We were planning her holiday to my country and everything was going fine, we always kept contact everyday for 6months through sms and long video conversations on internet, lately she showed some indecision on purchasing the air ticket and after some days she explained that everyday that passes she misses and loves me more and it's hurting for her and she can't see it positive like I do that it's one day closer to our meeting, she just thinks that when we'll leave each other again it will hurt like breaking up every time.
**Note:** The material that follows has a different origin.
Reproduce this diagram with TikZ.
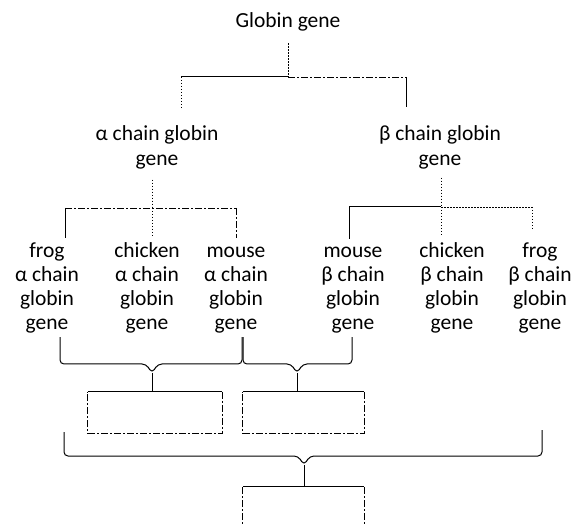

I talked to her abour making more frequent visits like 2months and she said that she knows that this is impossible, but for her even every one month it hurts, so we, but most of all she, chose to end this relationship cause this will only hurt more with time.

 

At the moment I feel destroyed cause all my dreams I had of meeting again, and all the things I had to make me look forward to our converstaions and to comfort me when I have a bad day at work and every small thing that reminds me of her, now hurts too much.

 

I feel dizzy and loss of apetite, I feel empty and wanting to release the pain I have inside but I cannot. I just felt I had every piece of my life falling into the right place and now it is completely messed up.

 

I know that this is now over and i don't want to recover it cause i know what she feels, she wants to come over to my country for a proper good bye cause we still care for each other, but I don't know if this is good cause it will hurt even more for me. Please help me.